“Last in, first out,” is a step closer to being snuffed out – for now.
A bill ending the controversial seniority protections for city teachers was narrowly approved in the state senate on Tuesday, March 2 and will now face a vote in the state assembly. “Last in, first out,” (LIFO) decides teacher layoffs based on seniority, rather than performance.
The bill, introduced by Mayor Michael Bloomberg, would call for collective bargaining between the city and the teachers union to develop new layoff procedures where seniority is not the sole criteria.
The assembly vote will be a tough pass as Speaker Sheldon Silver has already come out against the bill, stating that he would not consider the bill and instead supports creating an objective system to evaluate teachers – which lines up with another bill being touted by Governor Andrew Cuomo.
Cuomo introduced his own plan to reform teacher evaluations soon after Bloomberg’s plan passed the senate. His proposed plan would implement a statewide teacher evaluation system, based on the teachers’ performance and seniority.
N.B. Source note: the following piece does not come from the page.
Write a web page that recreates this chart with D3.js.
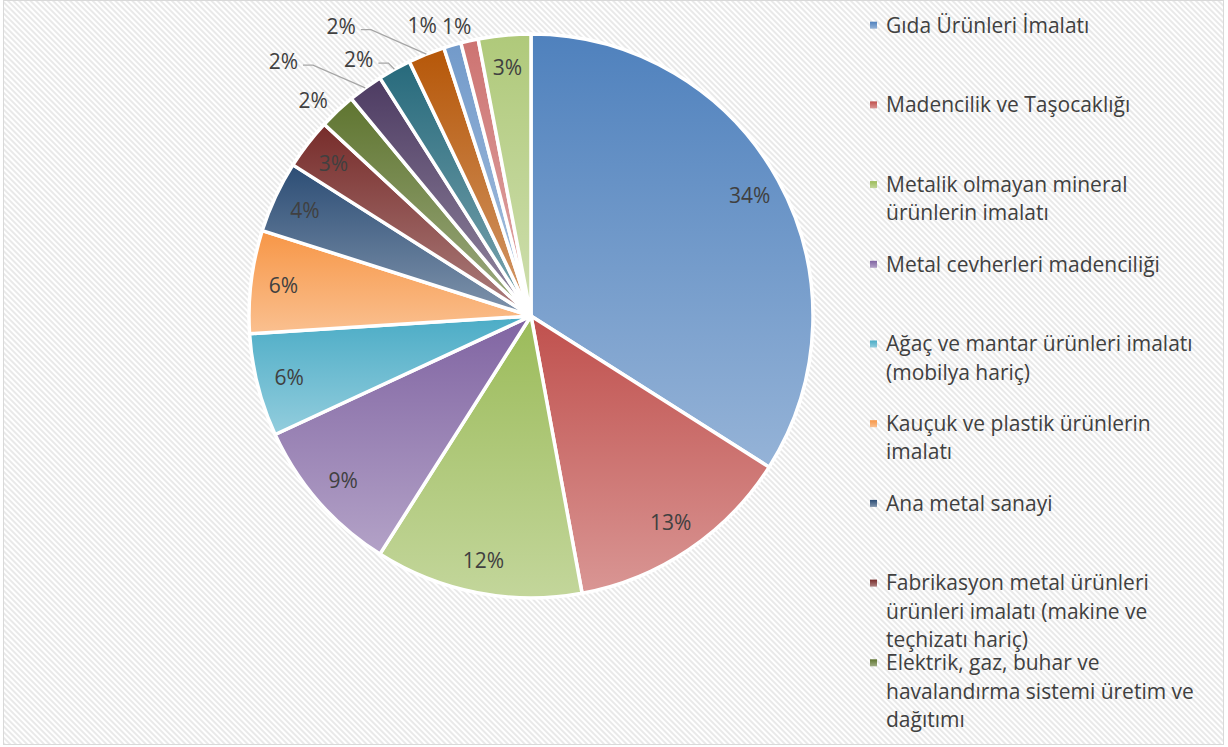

“It is time to move beyond the so-called ‘last in, first out’ system of relying exclusively on seniority,” said Cuomo. “However, we need a legitimate evaluation system to rely upon. This will help make a statewide evaluation system ready and allow us to replace ‘last in, first out.’”
Parameters of Cuomo’s evaluation system would include a new teacher rating system including “highly effective,” “effective,” “developing” or “ineffective.” According to Cuomo, teachers and principals with a pattern of ineffective teaching or performance could be charged with incompetence and considered for termination through an expedited hearing process.
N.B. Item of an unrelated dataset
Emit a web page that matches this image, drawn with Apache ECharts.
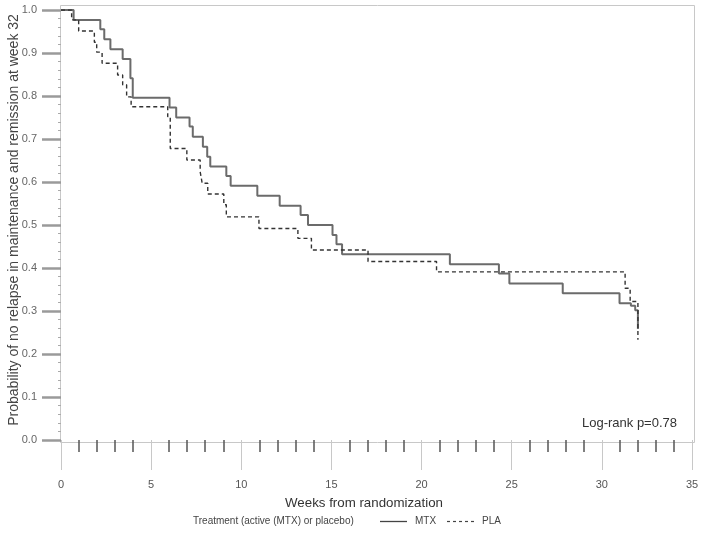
<!DOCTYPE html>
<html><head><meta charset="utf-8">
<script src="https://cdn.jsdelivr.net/npm/echarts@6.0.0/dist/echarts.min.js"></script>
<style>html,body{margin:0;padding:0;background:#fff}#c{width:708px;height:533px}</style>
</head><body><div id="c"></div>
<script>
// Kaplan-Meier step data (weeks, survival probability after the step)
const mtxWeeks = [0, 0.70, 2.18, 2.40, 2.74, 3.42, 3.85, 3.98, 6.02, 6.39, 7.13, 7.31, 7.87, 8.11, 8.28, 9.17, 9.41, 10.89, 12.13, 13.29, 13.70, 15.06, 15.28, 15.59, 21.57, 24.29, 24.87, 27.83, 30.98, 31.61, 31.85, 32.0];
const mtxSurv  = [1.0, 0.977, 0.955, 0.932, 0.909, 0.886, 0.841, 0.796, 0.773, 0.750, 0.729, 0.705, 0.682, 0.659, 0.636, 0.614, 0.591, 0.568, 0.545, 0.523, 0.500, 0.477, 0.455, 0.432, 0.409, 0.387, 0.364, 0.341, 0.318, 0.312, 0.302, 0.258];
const plaWeeks = [0, 0.59, 0.98, 1.85, 1.98, 2.28, 3.14, 3.42, 3.64, 3.89, 5.92, 6.06, 6.98, 7.72, 7.83, 8.14, 9.03, 9.17, 10.98, 13.14, 13.89, 17.03, 20.83, 31.29, 31.57, 32.0];
const plaSurv  = [1.0, 0.977, 0.951, 0.925, 0.902, 0.876, 0.849, 0.826, 0.798, 0.775, 0.752, 0.678, 0.651, 0.624, 0.597, 0.572, 0.547, 0.519, 0.492, 0.469, 0.442, 0.415, 0.391, 0.353, 0.322, 0.233];
const seriesNames = ['MTX', 'PLA'];
const xTickLabels = [0, 5, 10, 15, 20, 25, 30, 35];
const yTickLabels = [0.0, 0.1, 0.2, 0.3, 0.4, 0.5, 0.6, 0.7, 0.8, 0.9, 1.0];

const chart = echarts.init(document.getElementById('c'), null, {renderer: 'canvas'});
const font = '"Liberation Sans", Arial, sans-serif';
const toPairs = (xs, ys) => xs.map((x, i) => [x, ys[i]]);
const mtxColor = '#6b6b6b', plaColor = '#333';

chart.setOption({
  animation: false,
  backgroundColor: '#fff',
  grid: {left: 61, right: 16, top: 10, bottom: 93, containLabel: false},
  xAxis: {
    type: 'value',
    min: xTickLabels[0], max: xTickLabels[xTickLabels.length - 1], interval: 5,
    offset: 3,
    axisLine: {show: false},
    axisTick: {show: true, length: 30, lineStyle: {color: '#c8c8c8', width: 1}},
    minorTick: {show: true, splitNumber: 5, length: 12, lineStyle: {color: '#555', width: 1.5}},
    splitLine: {show: false},
    axisLabel: {margin: 36, color: '#555', fontFamily: font, fontSize: 11}
  },
  yAxis: {
    type: 'value',
    min: 0, max: 1, interval: 0.1,
    offset: 1,
    axisLine: {show: false},
    axisTick: {show: true, length: 19, lineStyle: {color: '#9a9a9a', width: 2.5}},
    minorTick: {show: true, splitNumber: 5, length: 3, lineStyle: {color: '#aaa', width: 1}},
    splitLine: {show: false},
    axisLabel: {margin: 23, color: '#666', fontFamily: font, fontSize: 11,
      formatter: v => yTickLabels.some(t => Math.abs(t - v) < 1e-6) ? v.toFixed(1) : ''}
  },
  series: [
    {name: seriesNames[0], type: 'line', step: 'end', showSymbol: false, symbol: 'none',
     data: toPairs(mtxWeeks, mtxSurv),
     lineStyle: {color: mtxColor, width: 2, type: 'solid'}, itemStyle: {color: mtxColor}},
    {name: seriesNames[1], type: 'line', step: 'end', showSymbol: false, symbol: 'none',
     data: toPairs(plaWeeks, plaSurv),
     lineStyle: {color: plaColor, width: 1.4, type: [4, 3]}, itemStyle: {color: plaColor}}
  ],
  graphic: [
    {type: 'rect', silent: true, z: -1, shape: {x: 60.5, y: 5.5, width: 634, height: 437},
     style: {fill: 'none', stroke: '#c8c8c8', lineWidth: 1}},
    {type: 'text', x: 14, y: 220, rotation: Math.PI / 2,
     style: {text: 'Probability of no relapse in maintenance and remission at week 32',
       font: '14px ' + font, fill: '#444', align: 'center', verticalAlign: 'middle',
       textAlign: 'center', textVerticalAlign: 'middle'}},
    {type: 'text', x: 364, y: 503,
     style: {text: 'Weeks from randomization', font: '13.3px ' + font, fill: '#333',
       align: 'center', verticalAlign: 'middle', textAlign: 'center', textVerticalAlign: 'middle'}},
    {type: 'text', x: 677, y: 423,
     style: {text: 'Log-rank p=0.78', font: '13px ' + font, fill: '#333',
       align: 'right', verticalAlign: 'middle', textAlign: 'right', textVerticalAlign: 'middle'}},
    {type: 'text', x: 193, y: 521,
     style: {text: 'Treatment (active (MTX) or placebo)', font: '10px ' + font, fill: '#444',
       align: 'left', verticalAlign: 'middle', textAlign: 'left', textVerticalAlign: 'middle'}},
    {type: 'line', shape: {x1: 380, y1: 521.5, x2: 407, y2: 521.5},
     style: {stroke: '#444', lineWidth: 1.3}},
    {type: 'text', x: 415, y: 521,
     style: {text: seriesNames[0], font: '10px ' + font, fill: '#444',
       align: 'left', verticalAlign: 'middle', textAlign: 'left', textVerticalAlign: 'middle'}},
    {type: 'line', shape: {x1: 447, y1: 521.5, x2: 474, y2: 521.5},
     style: {stroke: '#444', lineWidth: 1.2, lineDash: [3, 3]}},
    {type: 'text', x: 482, y: 521,
     style: {text: seriesNames[1], font: '10px ' + font, fill: '#444',
       align: 'left', verticalAlign: 'middle', textAlign: 'left', textVerticalAlign: 'middle'}}
  ]
});
</script>
</body></html>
“We need to put students first by keeping the best educators in the in the classroom, whether they have worked for one year or 25 years,” he said. “While seniority should be part of the equation, it cannot be the only factor when making important employment decisions in our schools. Entrenched interests that benefit from the status quo will portray this as an assault, but the reality is we want to work with teachers to support New York’s students."
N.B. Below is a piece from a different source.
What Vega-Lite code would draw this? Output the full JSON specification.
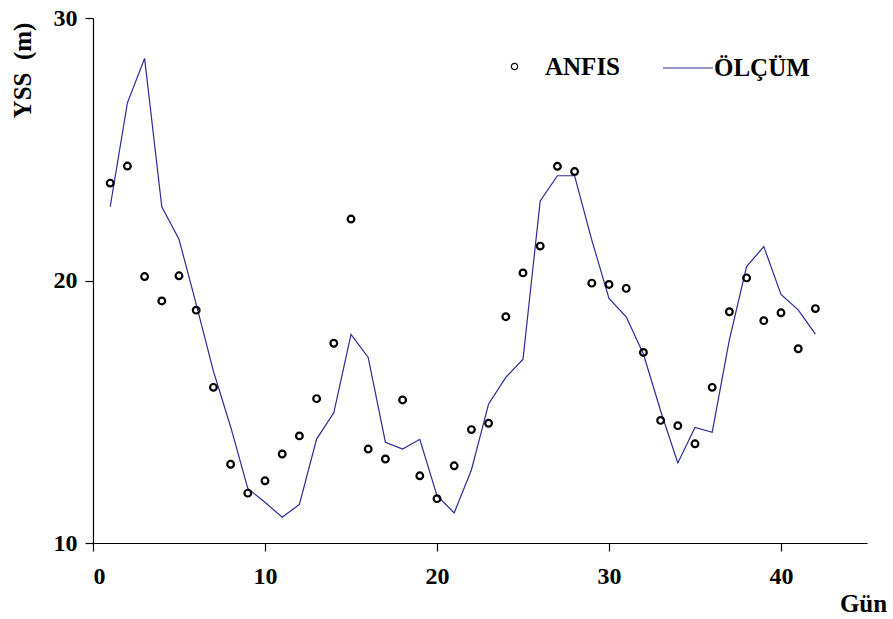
{
  "$schema": "https://vega.github.io/schema/vega-lite/v6.json",
  "width": 774,
  "height": 525,
  "autosize": {"type": "none"},
  "padding": {"left": 93, "top": 18, "right": 26, "bottom": 76},
  "background": "white",
  "config": {
    "view": {"stroke": null},
    "font": "Liberation Serif",
    "axis": {"grid": false, "domainColor": "black", "tickColor": "black", "labelColor": "black", "titleColor": "black", "labelFont": "Liberation Serif", "titleFont": "Liberation Serif", "labelFontWeight": "bold", "titleFontWeight": "bold", "labelFontSize": 24, "titleFontSize": 25, "tickSize": 8, "domainWidth": 1.2, "tickWidth": 1.2}
  },
  "data": {"values": [
    {"gun":1,"seri":"ANFIS","yss":23.71},{"gun":2,"seri":"ANFIS","yss":24.36},{"gun":3,"seri":"ANFIS","yss":20.15},{"gun":4,"seri":"ANFIS","yss":19.22},{"gun":5,"seri":"ANFIS","yss":20.18},{"gun":6,"seri":"ANFIS","yss":18.87},{"gun":7,"seri":"ANFIS","yss":15.93},{"gun":8,"seri":"ANFIS","yss":13.0},{"gun":9,"seri":"ANFIS","yss":11.9},{"gun":10,"seri":"ANFIS","yss":12.37},{"gun":11,"seri":"ANFIS","yss":13.39},{"gun":12,"seri":"ANFIS","yss":14.08},{"gun":13,"seri":"ANFIS","yss":15.5},{"gun":14,"seri":"ANFIS","yss":17.61},{"gun":15,"seri":"ANFIS","yss":22.34},{"gun":16,"seri":"ANFIS","yss":13.58},{"gun":17,"seri":"ANFIS","yss":13.2},{"gun":18,"seri":"ANFIS","yss":15.45},{"gun":19,"seri":"ANFIS","yss":12.56},{"gun":20,"seri":"ANFIS","yss":11.69},{"gun":21,"seri":"ANFIS","yss":12.94},{"gun":22,"seri":"ANFIS","yss":14.32},{"gun":23,"seri":"ANFIS","yss":14.56},{"gun":24,"seri":"ANFIS","yss":18.62},{"gun":25,"seri":"ANFIS","yss":20.29},{"gun":26,"seri":"ANFIS","yss":21.31},{"gun":27,"seri":"ANFIS","yss":24.35},{"gun":28,"seri":"ANFIS","yss":24.15},{"gun":29,"seri":"ANFIS","yss":19.9},{"gun":30,"seri":"ANFIS","yss":19.85},{"gun":31,"seri":"ANFIS","yss":19.7},{"gun":32,"seri":"ANFIS","yss":17.26},{"gun":33,"seri":"ANFIS","yss":14.67},{"gun":34,"seri":"ANFIS","yss":14.47},{"gun":35,"seri":"ANFIS","yss":13.78},{"gun":36,"seri":"ANFIS","yss":15.93},{"gun":37,"seri":"ANFIS","yss":18.81},{"gun":38,"seri":"ANFIS","yss":20.1},{"gun":39,"seri":"ANFIS","yss":18.47},{"gun":40,"seri":"ANFIS","yss":18.77},{"gun":41,"seri":"ANFIS","yss":17.4},{"gun":42,"seri":"ANFIS","yss":18.93},
    {"gun":1,"seri":"ÖLÇÜM","yss":22.81},{"gun":2,"seri":"ÖLÇÜM","yss":26.77},{"gun":3,"seri":"ÖLÇÜM","yss":28.46},{"gun":4,"seri":"ÖLÇÜM","yss":22.81},{"gun":5,"seri":"ÖLÇÜM","yss":21.57},{"gun":6,"seri":"ÖLÇÜM","yss":19.1},{"gun":7,"seri":"ÖLÇÜM","yss":16.55},{"gun":8,"seri":"ÖLÇÜM","yss":14.43},{"gun":9,"seri":"ÖLÇÜM","yss":12.08},{"gun":10,"seri":"ÖLÇÜM","yss":11.55},{"gun":11,"seri":"ÖLÇÜM","yss":10.98},{"gun":12,"seri":"ÖLÇÜM","yss":11.47},{"gun":13,"seri":"ÖLÇÜM","yss":13.96},{"gun":14,"seri":"ÖLÇÜM","yss":14.96},{"gun":15,"seri":"ÖLÇÜM","yss":17.95},{"gun":16,"seri":"ÖLÇÜM","yss":17.07},{"gun":17,"seri":"ÖLÇÜM","yss":13.84},{"gun":18,"seri":"ÖLÇÜM","yss":13.58},{"gun":19,"seri":"ÖLÇÜM","yss":13.95},{"gun":20,"seri":"ÖLÇÜM","yss":11.8},{"gun":21,"seri":"ÖLÇÜM","yss":11.15},{"gun":22,"seri":"ÖLÇÜM","yss":12.78},{"gun":23,"seri":"ÖLÇÜM","yss":15.3},{"gun":24,"seri":"ÖLÇÜM","yss":16.31},{"gun":25,"seri":"ÖLÇÜM","yss":17.0},{"gun":26,"seri":"ÖLÇÜM","yss":23.03},{"gun":27,"seri":"ÖLÇÜM","yss":23.99},{"gun":28,"seri":"ÖLÇÜM","yss":23.99},{"gun":29,"seri":"ÖLÇÜM","yss":21.54},{"gun":30,"seri":"ÖLÇÜM","yss":19.32},{"gun":31,"seri":"ÖLÇÜM","yss":18.62},{"gun":32,"seri":"ÖLÇÜM","yss":17.2},{"gun":33,"seri":"ÖLÇÜM","yss":15.04},{"gun":34,"seri":"ÖLÇÜM","yss":13.05},{"gun":35,"seri":"ÖLÇÜM","yss":14.4},{"gun":36,"seri":"ÖLÇÜM","yss":14.22},{"gun":37,"seri":"ÖLÇÜM","yss":17.75},{"gun":38,"seri":"ÖLÇÜM","yss":20.53},{"gun":39,"seri":"ÖLÇÜM","yss":21.29},{"gun":40,"seri":"ÖLÇÜM","yss":19.47},{"gun":41,"seri":"ÖLÇÜM","yss":18.88},{"gun":42,"seri":"ÖLÇÜM","yss":17.96}
  ]},
  "encoding": {
    "x": {"field": "gun", "type": "quantitative", "scale": {"domain": [0, 45], "nice": false, "zero": false},
      "axis": {"values": [0, 10, 20, 30, 40], "title": "Gün", "titleX": 770, "titleY": 60, "titleAlign": "center", "titleBaseline": "middle", "labelPadding": 13}},
    "y": {"field": "yss", "type": "quantitative", "scale": {"domain": [10, 30], "nice": false, "zero": false},
      "axis": {"values": [10, 20, 30], "title": "YSS \u00a0(m)", "titleX": -71, "titleY": 52, "titleAlign": "center", "titleBaseline": "middle", "titleAngle": -90, "labelPadding": 8}}
  },
  "layer": [
    {
      "transform": [{"filter": "datum.seri === 'ÖLÇÜM'"}],
      "mark": {"type": "line", "strokeWidth": 1.2, "color": "#2b2b9b"},
      "encoding": {
        "stroke": {"field": "seri", "type": "nominal", "scale": {"range": ["#2b2b9b"]},
          "legend": {"orient": "none", "legendX": 569, "legendY": 24, "title": null, "symbolType": "stroke", "symbolSize": 2500, "symbolStrokeWidth": 1.2, "labelOffset": 0, "labelFont": "Liberation Serif", "labelFontSize": 25, "labelFontWeight": "bold", "labelColor": "black"}}
      }
    },
    {
      "transform": [{"filter": "datum.seri === 'ANFIS'"}],
      "mark": {"type": "point", "filled": false, "color": "black", "strokeWidth": 2.2, "size": 45, "opacity": 1},
      "encoding": {
        "shape": {"field": "seri", "type": "nominal", "scale": {"range": ["circle"]},
          "legend": {"orient": "none", "legendX": 409, "legendY": 36, "title": null, "symbolSize": 40, "symbolStrokeWidth": 1.2, "symbolStrokeColor": "black", "labelOffset": 18, "labelFont": "Liberation Serif", "labelFontSize": 25, "labelFontWeight": "bold", "labelColor": "black"}}
      }
    }
  ]
}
Cuomo’s legislation would affect school districts across the state, but will not affect the thousands of layoffs that Bloomberg said he must carry out because of cuts in state aid.
According to published reports, there are some in the mayor’s office who believe Cuomo’s bill is merely meant to placate the teacher’s union, which is said to be dead-set against the complete removal of LIFO. The United Federation of Teachers is said to be tentatively backing Cuomo’s bill and are carefully reviewing the governor’s proposal.